→ **DATA EXCERPT**:
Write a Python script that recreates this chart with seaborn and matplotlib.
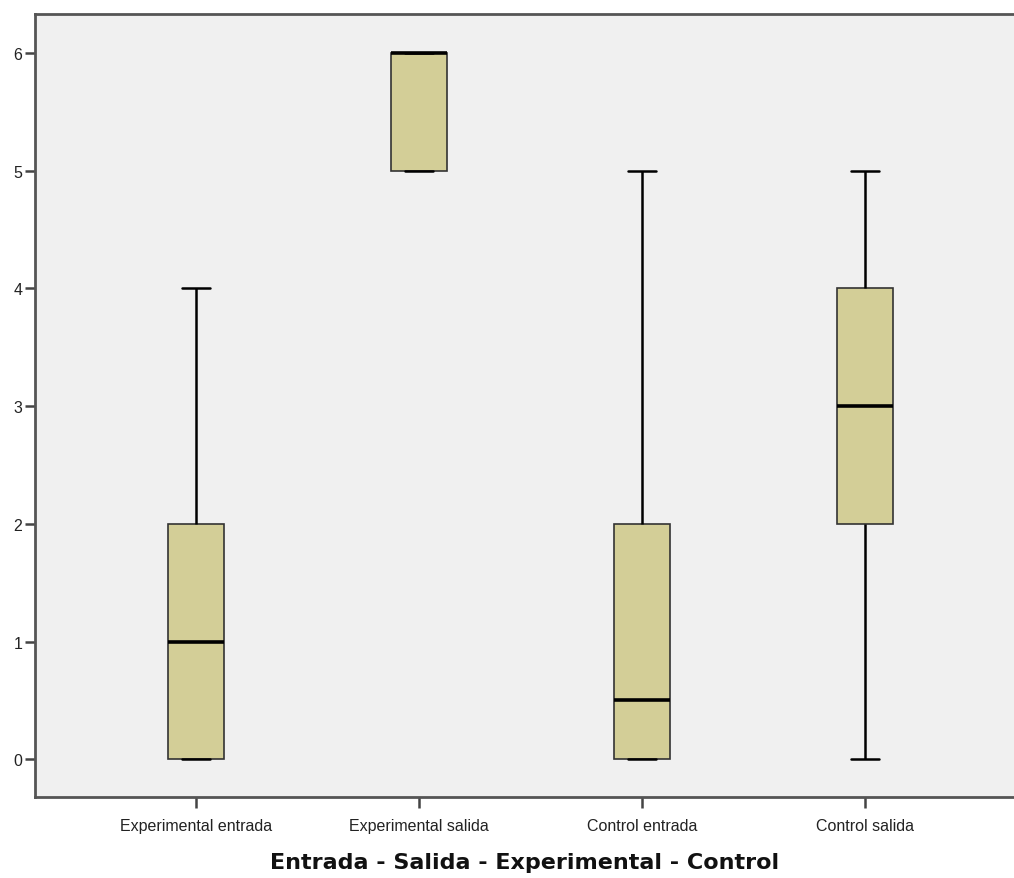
import matplotlib
matplotlib.use("Agg")
import matplotlib.pyplot as plt
import seaborn as sns
import pandas as pd

# Five-number summaries: min, Q1, median, Q3, max
categories = ["Experimental entrada", "Experimental salida", "Control entrada", "Control salida"]
exp_entrada = [0, 0, 1, 2, 4]
exp_salida = [5, 5, 6, 6, 6]
ctrl_entrada = [0, 0, 0.5, 2, 5]
ctrl_salida = [0, 2, 3, 4, 5]
y_ticks = [0, 1, 2, 3, 4, 5, 6]
x_title = "Entrada - Salida - Experimental - Control"

rows = []
for cat, vals in zip(categories, [exp_entrada, exp_salida, ctrl_entrada, ctrl_salida]):
    for v in vals:
        rows.append({"grupo": cat, "valor": v})
df = pd.DataFrame(rows)

sns.set_style("ticks")
plt.rcParams["font.family"] = ["Liberation Sans", "DejaVu Sans"]

fig = plt.figure(figsize=(10.14, 8.79), dpi=100)
ax = fig.add_axes([0.0345, 0.0922, 0.9655, 0.8908])
ax.set_facecolor("#F0F0F0")

sns.boxplot(data=df, x="grupo", y="valor", order=categories, ax=ax,
            whis=(0, 100), width=0.25, color="#D3CE97", saturation=1,
            linecolor="#222222", linewidth=1.2,
            medianprops=dict(color="black", linewidth=2.6),
            whiskerprops=dict(color="black", linewidth=1.8),
            capprops=dict(color="black", linewidth=1.8),
            boxprops=dict(edgecolor="#333333", linewidth=1.2))

ax.set_xlim(-0.722, 3.67)
ax.set_ylim(-0.32, 6.33)
ax.set_yticks(y_ticks)
ax.set_yticklabels([str(t) for t in y_ticks], fontsize=11.5, color="#222222")
ax.set_xticks(range(len(categories)))
ax.set_xticklabels(categories, fontsize=11.5, color="#222222")
ax.set_ylabel("")
ax.set_xlabel(x_title, fontsize=16, fontweight="bold", color="#111111",
              labelpad=14, family=["DejaVu Sans"])
ax.tick_params(axis="y", length=7, width=1.8, color="#444444", pad=2)
ax.tick_params(axis="x", length=8, width=1.8, color="#444444", pad=7)

for side in ["left", "top", "bottom"]:
    ax.spines[side].set_color("#555555")
    ax.spines[side].set_linewidth(2)
ax.spines["right"].set_visible(False)

fig.savefig("out.png", dpi=100)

→ **WHAT THE EXERCISE ASKS**:
Output a faithful copy of the data, with each picture left out.

→ **RESULT**:
Write a Python script that recreates this chart with seaborn and matplotlib.
import matplotlib
matplotlib.use("Agg")
import matplotlib.pyplot as plt
import seaborn as sns
import pandas as pd

# Five-number summaries: min, Q1, median, Q3, max
categories = ["Experimental entrada", "Experimental salida", "Control entrada", "Control salida"]
exp_entrada = [0, 0, 1, 2, 4]
exp_salida = [5, 5, 6, 6, 6]
ctrl_entrada = [0, 0, 0.5, 2, 5]
ctrl_salida = [0, 2, 3, 4, 5]
y_ticks = [0, 1, 2, 3, 4, 5, 6]
x_title = "Entrada - Salida - Experimental - Control"

rows = []
for cat, vals in zip(categories, [exp_entrada, exp_salida, ctrl_entrada, ctrl_salida]):
    for v in vals:
        rows.append({"grupo": cat, "valor": v})
df = pd.DataFrame(rows)

sns.set_style("ticks")
plt.rcParams["font.family"] = ["Liberation Sans", "DejaVu Sans"]

fig = plt.figure(figsize=(10.14, 8.79), dpi=100)
ax = fig.add_axes([0.0345, 0.0922, 0.9655, 0.8908])
ax.set_facecolor("#F0F0F0")

sns.boxplot(data=df, x="grupo", y="valor", order=categories, ax=ax,
            whis=(0, 100), width=0.25, color="#D3CE97", saturation=1,
            linecolor="#222222", linewidth=1.2,
            medianprops=dict(color="black", linewidth=2.6),
            whiskerprops=dict(color="black", linewidth=1.8),
            capprops=dict(color="black", linewidth=1.8),
            boxprops=dict(edgecolor="#333333", linewidth=1.2))

ax.set_xlim(-0.722, 3.67)
ax.set_ylim(-0.32, 6.33)
ax.set_yticks(y_ticks)
ax.set_yticklabels([str(t) for t in y_ticks], fontsize=11.5, color="#222222")
ax.set_xticks(range(len(categories)))
ax.set_xticklabels(categories, fontsize=11.5, color="#222222")
ax.set_ylabel("")
ax.set_xlabel(x_title, fontsize=16, fontweight="bold", color="#111111",
              labelpad=14, family=["DejaVu Sans"])
ax.tick_params(axis="y", length=7, width=1.8, color="#444444", pad=2)
ax.tick_params(axis="x", length=8, width=1.8, color="#444444", pad=7)

for side in ["left", "top", "bottom"]:
    ax.spines[side].set_color("#555555")
    ax.spines[side].set_linewidth(2)
ax.spines["right"].set_visible(False)

fig.savefig("out.png", dpi=100)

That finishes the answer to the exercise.